Everything is Obvious (Once You Know the Answer)

This book is like Predictably Irrational, but with a more cynical bent. It’s about cognitive bias and logical fallacies, explaining how we constantly make irrational decisions, but—worse—we may be unable to ever identify them. The tagline for the book is “How Common Sense Has Failed Us”, and the author shows how, while common sense is good for making decisions in the here and now, it’s absolutely terrible for making long-term, complex decisions—such as in business or politics. It’s eye-opening and would be depressing if it wasn’t so fascinating.
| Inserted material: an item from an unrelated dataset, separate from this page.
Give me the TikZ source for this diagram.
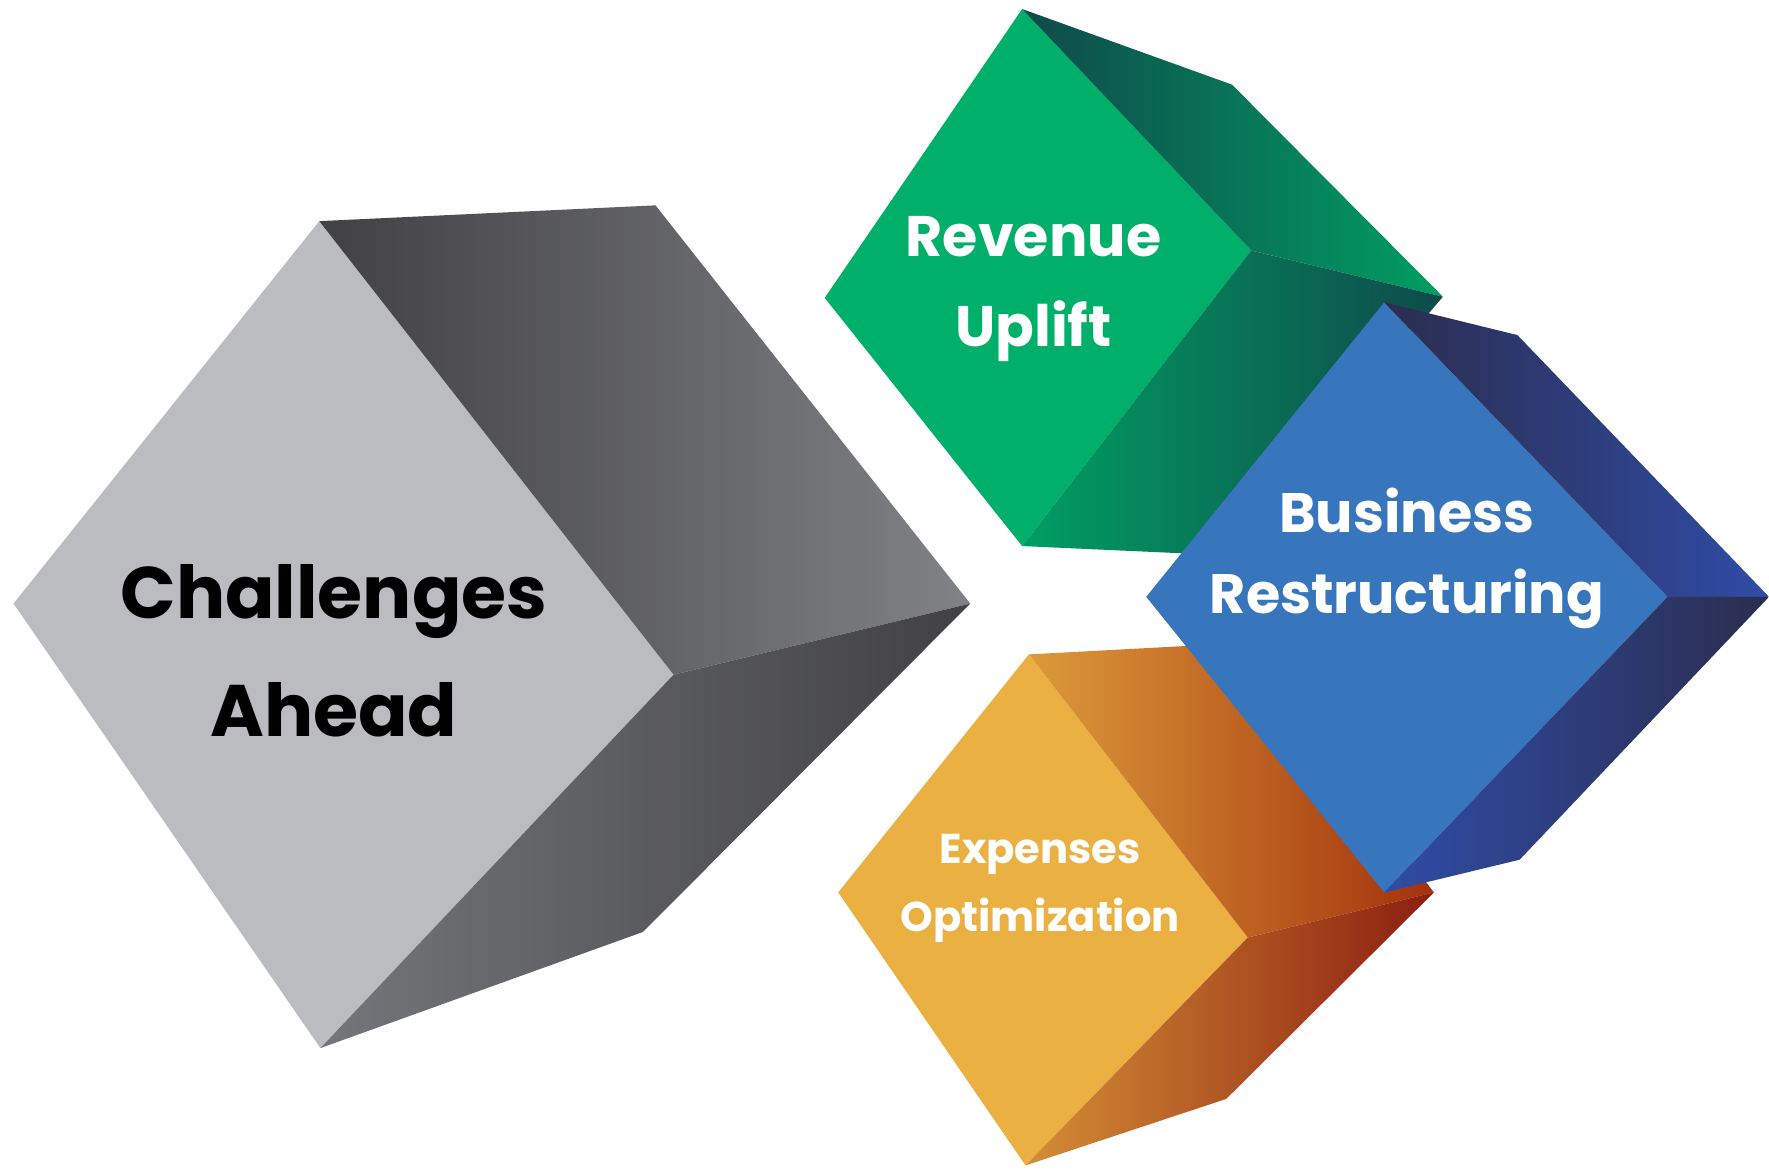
\documentclass[tikz,border=0pt]{standalone}
\usepackage{fontspec}
\setmainfont{Poppins}
\usepackage{xcolor}

\definecolor{grayfront}{HTML}{BBBCBF}
\definecolor{graydark}{HTML}{414143}
\definecolor{graylight}{HTML}{818286}
\definecolor{greenfront}{HTML}{00AF69}
\definecolor{greendark}{HTML}{0F4A4B}
\definecolor{greenlight}{HTML}{009E62}
\definecolor{bluefront}{HTML}{3776BD}
\definecolor{bluedark}{HTML}{2B2D4E}
\definecolor{bluelight}{HTML}{2F4CA6}
\definecolor{orangefront}{HTML}{EAB042}
\definecolor{orangelight}{HTML}{DC9A3A}
\definecolor{orangedark}{HTML}{8C1E10}

\begin{document}
\begin{tikzpicture}[x=0.01cm,y=-0.01cm,
    face/.style={draw=none},
    cube text/.style={align=center,font=\bfseries,anchor=base}]

    \useasboundingbox (0,0) rectangle (1568,1041);

    % challenges ahead
    \coordinate (gL)  at (12,535);
    \coordinate (gT)  at (283,196);
    \coordinate (gTB) at (581,182);
    \coordinate (gR)  at (860,535);
    \coordinate (gC)  at (597,598);
    \coordinate (gBB) at (570,826);
    \coordinate (gB)  at (284,929);
    \fill[grayfront] (gL) -- (gT) -- (gC) -- (gB) -- cycle;
    \shade[face,left color=graydark,right color=graylight] (gT) -- (gTB) -- (gR) -- (gC) -- cycle;
    \shade[face,left color=graylight!110,right color=graydark] (gC) -- (gR) -- (gBB) -- (gB) -- cycle;
    \node[cube text,text=black,font=\bfseries\fontsize{18.4}{29.9}\selectfont] (challenges) at (296,653) {Challenges\\Ahead};

    % revenue uplift
    \coordinate (rL)  at (731,264);
    \coordinate (rT)  at (906,8);
    \coordinate (rTB) at (1092,75);
    \coordinate (rR)  at (1279,263);
    \coordinate (rC)  at (1109,222);
    \coordinate (rBB) at (1083,492);
    \coordinate (rB)  at (906,484);
    \fill[greenfront] (rL) -- (rT) -- (rC) -- (rB) -- cycle;
    \shade[face,left color=greendark,right color=greenlight] (rT) -- (rTB) -- (rR) -- (rC) -- cycle;
    \shade[face,left color=greenlight,right color=greendark] (rC) -- (rR) -- (rBB) -- (rB) -- cycle;
    \node[cube text,text=white,font=\bfseries\fontsize{14.4}{22.6}\selectfont] (revenue) at (916,307) {Revenue\\Uplift};

    % expenses optimization
    \coordinate (oL)  at (743,791);
    \coordinate (oT)  at (912,580);
    \coordinate (oTB) at (1100,570);
    \coordinate (oR)  at (1271,791);
    \coordinate (oC)  at (1106,831);
    \coordinate (oBB) at (1087,974);
    \coordinate (oB)  at (909,1033);
    \fill[orangefront] (oL) -- (oT) -- (oC) -- (oB) -- cycle;
    \shade[face,left color=orangelight,right color=orangedark!80!orange] (oT) -- (oTB) -- (oR) -- (oC) -- cycle;
    \shade[face,left color=orangelight!90!orangedark,right color=orangedark] (oC) -- (oR) -- (oBB) -- (oB) -- cycle;
    \node[cube text,text=white,font=\bfseries\fontsize{10.5}{17.2}\selectfont] (expenses) at (922,826) {Expenses\\Optimization};

    % business restructuring
    \coordinate (bL)  at (1016,529);
    \coordinate (bT)  at (1227,268);
    \coordinate (bTB) at (1345,297);
    \coordinate (bR)  at (1568,529);
    \coordinate (bC)  at (1478,529);
    \coordinate (bBB) at (1347,762);
    \coordinate (bB)  at (1227,791);
    \fill[bluefront] (bL) -- (bT) -- (bC) -- (bB) -- cycle;
    \shade[face,left color=bluedark,right color=bluelight] (bT) -- (bTB) -- (bR) -- (bC) -- cycle;
    \shade[face,left color=bluelight,right color=bluedark] (bC) -- (bR) -- (bBB) -- (bB) -- cycle;
    \node[cube text,text=white,font=\bfseries\fontsize{14.0}{20.5}\selectfont] (business) at (1247,544) {Business\\Restructuring};
\end{tikzpicture}
\end{document}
This is written by the author, Jared Diamond, of the more well-known Guns, Germs, and Steel, but I prefer this one. Here, Diamond looks at a dozen famous, long-dead civilizations, and talks about how they destroyed themselves because of poor resource management—whether it be Easter Island, where they cut down every single tree to the point where the island is now, centuries later, barren; or the Anasazi who collapsed in part due to poor irrigation techniques that led to arroyo-cutting and dropping the water table. Given our current situation, this one is well worth a read—as a warning.

Bury My Heart At Wounded Knee

Finally, I recommend the classic Bury My Heart At Wounded Knee, a heartbreaking account of the settlement (and conquering) of the American west. It’s refreshing in that it doesn’t take sides—it’s neither the tale of terrible white men slaughtering the peaceful natives, nor the tale of savages brutalizing settlers. In fact, it’s both. It’s interesting and sad, with no clear good guys or bad guys—just a great, honest history book.